I’ve decided to start this blog as I’ve just made the drastic decision to sign up for the Bristol half marathon in September. Although this won’t be my first half marathon (I ran the New Forest half marathon in 2010), the prospect does slightly terrify me. It’s not so much the actual event that scares me, I actually found my last half marathon quite enjoyable (well, until the last couple of miles but I’m trying to block that memory from my mind for now!) What really makes me nervous is training for the event.
One of the most vivid memories I have of training for the New Forest half marathon is my Dad, who I recruited as my unofficial trainer, shouting at me to “keep running!” following my teary announcement that I couldn’t keep going after having only run a mile or so… As I don’t have my Dad on hand to motivate me this time round (my previous training took place in the Devonshire countryside where I grew up… this time I will be training in my new home of East London – slightly less picturesque!), I have decided to start this blog in the hope that it will give me some focus and prevent me from giving up after my first ‘long run’.

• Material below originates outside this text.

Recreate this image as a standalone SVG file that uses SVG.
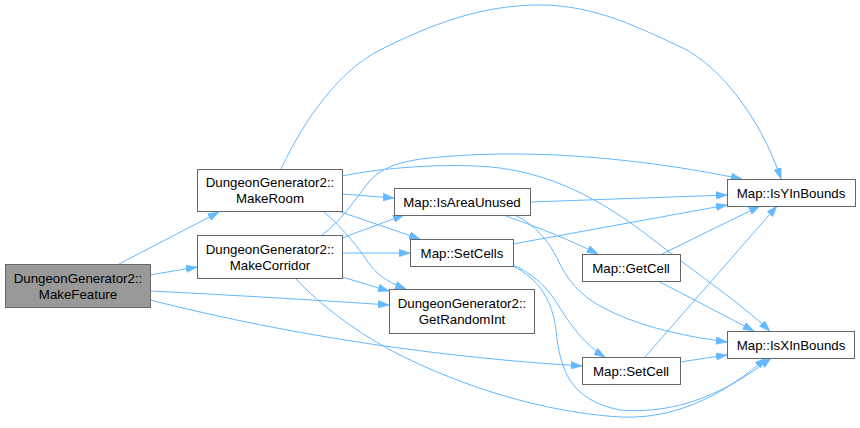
<svg xmlns="http://www.w3.org/2000/svg" width="860" height="428" viewBox="0 0 860 428">
<style>
.n rect{fill:#ffffff;stroke:#666666;stroke-width:1}
.n.cur rect{fill:#999999}
.n text{font-family:"Liberation Sans",Arial,sans-serif;font-size:13.3px;fill:#000000;text-anchor:middle}
.e path{fill:none;stroke:#63b8ff;stroke-width:1;marker-end:url(#ah)}
</style>
<defs>
<marker id="ah" markerUnits="userSpaceOnUse" viewBox="0 0 10 7" markerWidth="11" markerHeight="8" refX="10" refY="3.5" orient="auto">
<path d="M0,0 L10,3.5 L0,7 z" fill="#63b8ff" stroke="#63b8ff" stroke-width="0.5"/>
</marker>
</defs>
<rect x="0" y="0" width="860" height="428" fill="#ffffff"/>
<g id="edges" class="e">
<path d="M119,264 L219,212"/>
<path d="M150,275 L197,267"/>
<path d="M150,291 C250,296 330,301 389,305"/>
<path d="M150,300 C300,338 450,358 582,366"/>
<path d="M281,169 C305,118 340,70 380,50 C430,25 480,5 540,5 C595,5 640,28 687,50 C730,75 765,130 781,179"/>
<path d="M342,194 L394,198"/>
<path d="M338,211 L420,239"/>
<path d="M323,211 C345,230 360,250 370,265 C380,278 393,284 406,289"/>
<path d="M342,176 C380,168 450,162 500,168 C560,176 610,205 660,245 C700,276 740,303 770,331"/>
<path d="M322,235 C340,222 355,200 368,183 C380,168 400,160 440,157 C540,148 650,160 742,179"/>
<path d="M342,238 L404,215"/>
<path d="M342,253 L410,253"/>
<path d="M342,277 L389,291"/>
<path d="M295,278 C320,305 360,335 400,355 C460,385 540,412 620,417 C680,420 730,390 766,358"/>
<path d="M530,202 L727,195"/>
<path d="M503,215 C540,228 570,240 598,254"/>
<path d="M515,215 C535,225 548,240 557,258 C567,280 580,295 600,306 C640,328 690,337 727,342"/>
<path d="M513,244 L727,205"/>
<path d="M513,265 C530,272 545,285 555,300 C570,325 585,345 605,357"/>
<path d="M513,266 C540,280 552,300 556,330 C560,370 570,400 620,410 C680,415 730,390 771,358"/>
<path d="M662,254 L760,206"/>
<path d="M660,282 L754,331"/>
<path d="M645,357 L777,206"/>
<path d="M680,362 L727,355"/>
</g>
<g id="MakeFeature" class="n cur"><rect x="5.5" y="264.5" width="145" height="43"/><text x="78" y="283">DungeonGenerator2::</text><text x="78" y="299">MakeFeature</text></g>
<g id="MakeRoom" class="n"><rect x="197.5" y="169.5" width="145" height="42"/><text x="270" y="187">DungeonGenerator2::</text><text x="270" y="203">MakeRoom</text></g>
<g id="MakeCorridor" class="n"><rect x="197.5" y="235.5" width="145" height="43"/><text x="270" y="254">DungeonGenerator2::</text><text x="270" y="270">MakeCorridor</text></g>
<g id="IsAreaUnused" class="n"><rect x="394.5" y="188.5" width="136" height="27"/><text x="462" y="207">Map::IsAreaUnused</text></g>
<g id="SetCells" class="n"><rect x="410.5" y="239.5" width="103" height="27"/><text x="462" y="258">Map::SetCells</text></g>
<g id="GetRandomInt" class="n"><rect x="389.5" y="289.5" width="145" height="44"/><text x="462" y="308">DungeonGenerator2::</text><text x="462" y="324">GetRandomInt</text></g>
<g id="GetCell" class="n"><rect x="582.5" y="254.5" width="98" height="27"/><text x="631" y="273">Map::GetCell</text></g>
<g id="SetCell" class="n"><rect x="582.5" y="357.5" width="98" height="27"/><text x="631" y="376">Map::SetCell</text></g>
<g id="IsYInBounds" class="n"><rect x="727.5" y="179.5" width="128" height="27"/><text x="791" y="198">Map::IsYInBounds</text></g>
<g id="IsXInBounds" class="n"><rect x="727.5" y="331.5" width="127" height="27"/><text x="791" y="350">Map::IsXInBounds</text></g>
</svg>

I have recently got back in to running after around a year of doing zero exercise. I had been put off since moving to London last year, mainly if I’m honest, because the thought of running in the city terrified me a little. However, after having lived here a year, I have finally decided that enough is enough and I can’t keep using the excuse of ‘it’s too scary’ (I’m from the country ok!’) to avoid running anymore.
Three weeks in and I’ve managed a few 20-30 minute runs, each of which has incorporated the route to and from Tesco as despite me having lived in my current house for around 9 months, I still have minimal knowledge of the surrounding area! I think I’m going to have to make my first challenge planning a route which doesn’t revolve around my local supermarket… Wish me luck!